David Milton’s hyperrealistic paintings have captured my attention since I first started going to the exhibit decades ago. This year, his watercolor and pastel on Arches paper, titled “Blue Swallow Motel,” shows a motel he stayed in on Route 66 in Tucumcari, New Mexico, the motel restored and preserved in 1940s style with a gorgeous bird motif on the neon sign.

Rebecca Korth’s stunning still life oil on gessoed hardboard, titled “Swallow Clementines” depicts oranges in a glass and on a table, a Tree Swallow perched on one. The magnificently glowing plumage of the bird in the original took my breath away.

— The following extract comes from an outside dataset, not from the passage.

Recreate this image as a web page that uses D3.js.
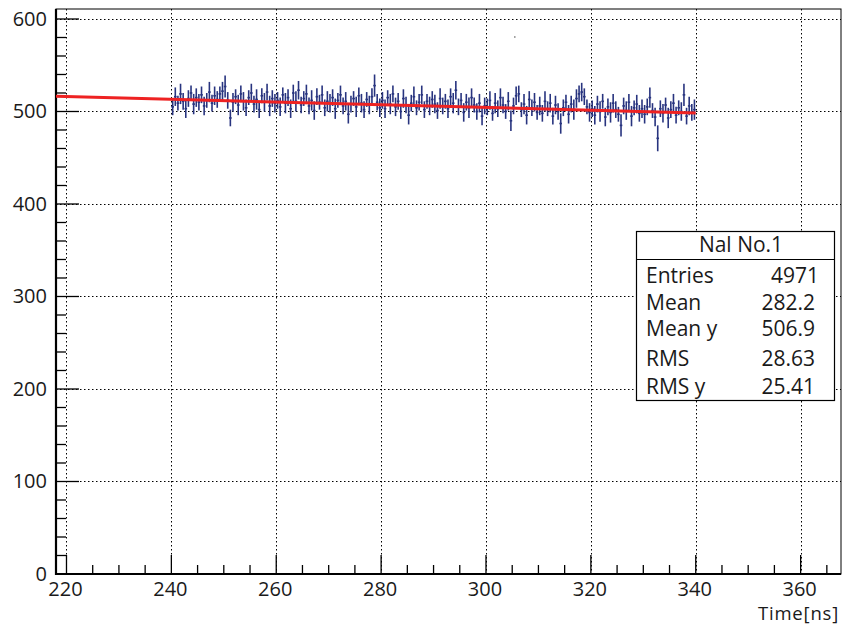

Michael Santini’s “Empathy” is an oil on linen board depicting a stylized Great Egret, the tip of its dangling elongated tail holding a bell, an elvish character grasping an egg with one hand while hanging onto the middle of the egret’s tail like a life line,. Santini writes that the painting “conveys our desires, actions, and motives for helping others in need. In celebration, the bell at the end of the bird’s tail calls attention to the renewal and restoration of nature.”


Leslie Shiels’s oil on canvas, “Hoopoes, Robin, and a Goldfish,” appears almost whimsical on the surface but has a deeper, more somber meaning. Reflecting on the war in Ukraine, she wrote, 

Each and every time a news source shows bombs, flames, and devastation, I think of the innocent wild creatures that are victims of this conflict among men. The hoopoe is one of them. Their world is shrinking. We live in a fish bowl. The little European robin, ubiquitous in western Europe, bears witness. The innocents in nature are birds. 

So many wonderful artworks fill my mind and heart, making the four-hour drive home fly by. I could write whole pages about every piece in this year’s “Birds in Art” exhibit, and feel bad that I couldn't cover more of it here. Admission to the Woodson Art Museum is always free, and it’s open every day except Mondays and holidays. “Birds in Art” will remain on exhibit through Sunday, November 27 and, after closing, will travel to New York, Iowa, and Kansas. I can’t recommend it more highly.